# [YOUR GOAL]
Up to and including the line with "plot[domain=0:165, samples=40, variable=\t]", write out the listing from its first line, minus the pictures.

— BEGIN COLLECTED DATA —

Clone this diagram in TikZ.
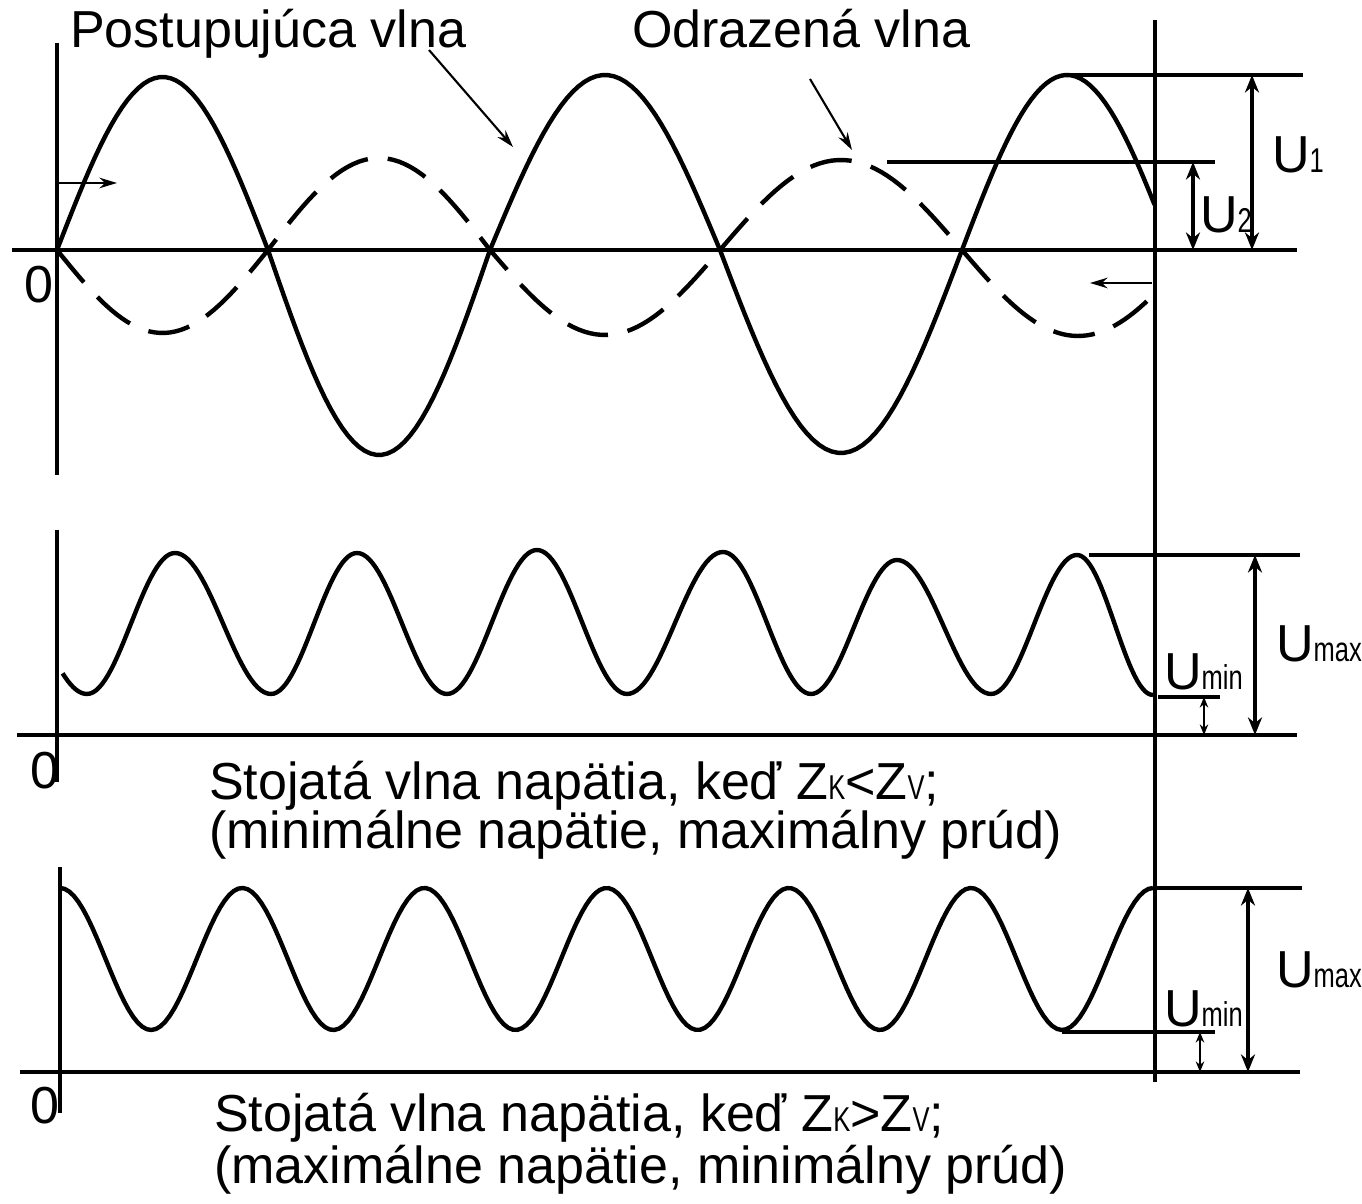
\documentclass[tikz,border=0pt]{standalone}
\usepackage{fontspec}
\setmainfont{Liberation Sans}
\newfontfamily\idxfont[FakeStretch=0.74]{Liberation Sans}
\usetikzlibrary{arrows.meta, calc}

\newcommand{\idx}[1]{{\idxfont\fontsize{9.8}{10}\selectfont #1}}

\begin{document}
\begin{tikzpicture}[x=0.01cm, y=-0.01cm, line width=1.15pt,
            lbl/.style={inner sep=0pt, anchor=base west, font=\fontsize{14.8}{17}\selectfont},
            wave/.style={line width=1.25pt, line join=round},
            refl/.style={wave, dash pattern=on 0.42cm off 0.2cm},
            dimarr/.style={line width=1.15pt, {Stealth[length=5pt,width=4pt]}-{Stealth[length=5pt,width=4pt]}},
            smallarr/.style={line width=0.5pt, {Stealth[length=3pt,width=2.4pt]}-{Stealth[length=3pt,width=2.4pt]}},
            callout/.style={line width=0.6pt, -{Stealth[length=5pt,width=3pt]}}]
            \useasboundingbox (0,0) rectangle (1362,1204);

            \draw (57,43) -- (57,475);
            \draw (12,250) -- (1297,250);
            \draw (57,530) -- (57,782);
            \draw (17,735) -- (1297,735);
            \draw (60,867) -- (60,1113);
            \draw (20,1072) -- (1300,1072);
            \draw (1155,20) -- (1155,1082);

            \draw[wave] (57,250) \foreach \xa/\xb/\amp in {57/268/173, 268/490/-205, 490/720/175, 720/962/-203} {
                -- plot[domain=0:180, samples=40, variable=\t] ({\xa+\t/180*(\xb-\xa)}, {250-(\amp)*sin(\t)})
            } -- plot[domain=0:165, samples=40, variable=\t] ({962+\t/180*210}, {250-175*sin(\t)});

            \draw[refl] (57,250) \foreach \xa/\xb/\amp in {57/268/-83, 268/490/92, 490/720/-85, 720/962/90} {
                -- plot[domain=0:180, samples=40, variable=\t] ({\xa+\t/180*(\xb-\xa)}, {250-(\amp)*sin(\t)})
            } -- plot[domain=0:145, samples=40, variable=\t] ({962+\t/180*232}, {250+86*sin(\t)});

            \draw[wave] plot[domain=135:180, samples=10, variable=\t] ({-10.5+\t/180*97.5}, {623.5-70.5*cos(\t)})
                \foreach \xa/\ya/\xb/\yb in {87/694/175/553, 175/553/271/694, 271/694/357/553, 357/553/447/694,
                    447/694/537/550, 537/550/627/694, 627/694/723/552, 723/552/811/694, 811/694/897/560,
                    897/560/991/694, 991/694/1077/555, 1077/555/1153/695} {
                -- plot[domain=0:180, samples=30, variable=\t] ({\xa+\t/180*(\xb-\xa)}, {(\ya+\yb)/2+(\ya-\yb)/2*cos(\t)})
            };

            \draw[wave] plot[domain=60:1153, samples=240] (\x, {959-71*cos((\x-60)/91.1*180)});

            \coordinate (u1top) at (1252,75);
            \coordinate (u1bot) at (1252,250);
            \coordinate (u2top) at (1193,162);
            \coordinate (u2bot) at (1193,250);
            \draw (1067,75) -- (1303,75);
            \draw (887,162) -- (1215,162);
            \draw[dimarr] (u1top) -- (u1bot);
            \draw[dimarr] (u2top) -- (u2bot);

            \coordinate (mxtop) at (1255,555);
            \coordinate (mxbot) at (1255,735);
            \coordinate (mntop) at (1204,697);
            \coordinate (mnbot) at (1204,735);
            \draw (1089,555) -- (1300,555);
            \draw (1158,697) -- (1220,697);
            \draw[dimarr] (mxtop) -- (mxbot);
            \draw[smallarr] (mntop) -- (mnbot);

            \coordinate (bxtop) at (1248,888);
            \coordinate (bxbot) at (1248,1072);
            \coordinate (bntop) at (1200,1032);
            \coordinate (bnbot) at (1200,1072);
            \draw (1155,888) -- (1302,888);
            \draw (1062,1032) -- (1215,1032);
            \draw[dimarr] (bxtop) -- (bxbot);
            \draw[smallarr] (bntop) -- (bnbot);

            \node[lbl] (postup) at (68,48) {Postupujúca vlna};
            \node[lbl] (odraz) at (630,48) {Odrazená vlna};
            \coordinate (pstart) at (429,50);
            \coordinate (ptip) at (513,147);
            \coordinate (ostart) at (810,79);
            \coordinate (otip) at (852,150);
            \draw[callout] (pstart) -- (ptip);
            \draw[callout] (ostart) -- (otip);

            \coordinate (fwfrom) at (57,183);
            \coordinate (fwto) at (117,183);
            \coordinate (bwfrom) at (1152,283);
            \coordinate (bwto) at (1090,283);
            \draw[callout] (fwfrom) -- (fwto);
            \draw[callout] (bwfrom) -- (bwto);

            \node[lbl] (zero1) at (22,303) {0};
            \node[lbl] (zero2) at (28,789) {0};
            \node[lbl] (zero3) at (28,1124) {0};

            \node[lbl] (u1) at (1270,173) {U\idx{1}};
            \node[lbl] (u2) at (1198,233) {U\idx{2}};
            \node[lbl] (umax1) at (1274,662) {U\idx{max}};
            \node[lbl] (umin1) at (1162,690) {U\idx{min}};
            \node[lbl] (umax2) at (1274,988) {U\idx{max}};
            \node[lbl] (umin2) at (1162,1027) {U\idx{min}};

            \node[lbl] (cap1a) at (207,800) {Stojatá vlna napätia, keď Z\idx{K}<Z\idx{V};};
            \node[lbl] (cap1b) at (207,849) {(minimálne napätie, maximálny prúd)};
            \node[lbl] (cap2a) at (212,1132) {Stojatá vlna napätia, keď Z\idx{K}>Z\idx{V};};
            \node[lbl] (cap2b) at (212,1184) {(maximálne napätie, minimálny prúd)};
        \end{tikzpicture}
\end{document}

— END COLLECTED DATA —

# [FINAL RESULT]
Clone this diagram in TikZ.
\documentclass[tikz,border=0pt]{standalone}
\usepackage{fontspec}
\setmainfont{Liberation Sans}
\newfontfamily\idxfont[FakeStretch=0.74]{Liberation Sans}
\usetikzlibrary{arrows.meta, calc}

\newcommand{\idx}[1]{{\idxfont\fontsize{9.8}{10}\selectfont #1}}

\begin{document}
\begin{tikzpicture}[x=0.01cm, y=-0.01cm, line width=1.15pt,
            lbl/.style={inner sep=0pt, anchor=base west, font=\fontsize{14.8}{17}\selectfont},
            wave/.style={line width=1.25pt, line join=round},
            refl/.style={wave, dash pattern=on 0.42cm off 0.2cm},
            dimarr/.style={line width=1.15pt, {Stealth[length=5pt,width=4pt]}-{Stealth[length=5pt,width=4pt]}},
            smallarr/.style={line width=0.5pt, {Stealth[length=3pt,width=2.4pt]}-{Stealth[length=3pt,width=2.4pt]}},
            callout/.style={line width=0.6pt, -{Stealth[length=5pt,width=3pt]}}]
            \useasboundingbox (0,0) rectangle (1362,1204);

            \draw (57,43) -- (57,475);
            \draw (12,250) -- (1297,250);
            \draw (57,530) -- (57,782);
            \draw (17,735) -- (1297,735);
            \draw (60,867) -- (60,1113);
            \draw (20,1072) -- (1300,1072);
            \draw (1155,20) -- (1155,1082);

            \draw[wave] (57,250) \foreach \xa/\xb/\amp in {57/268/173, 268/490/-205, 490/720/175, 720/962/-203} {
                -- plot[domain=0:180, samples=40, variable=\t] ({\xa+\t/180*(\xb-\xa)}, {250-(\amp)*sin(\t)})
            } -- plot[domain=0:165, samples=40, variable=\t] ({962+\t/180*210}, {250-175*sin(\t)});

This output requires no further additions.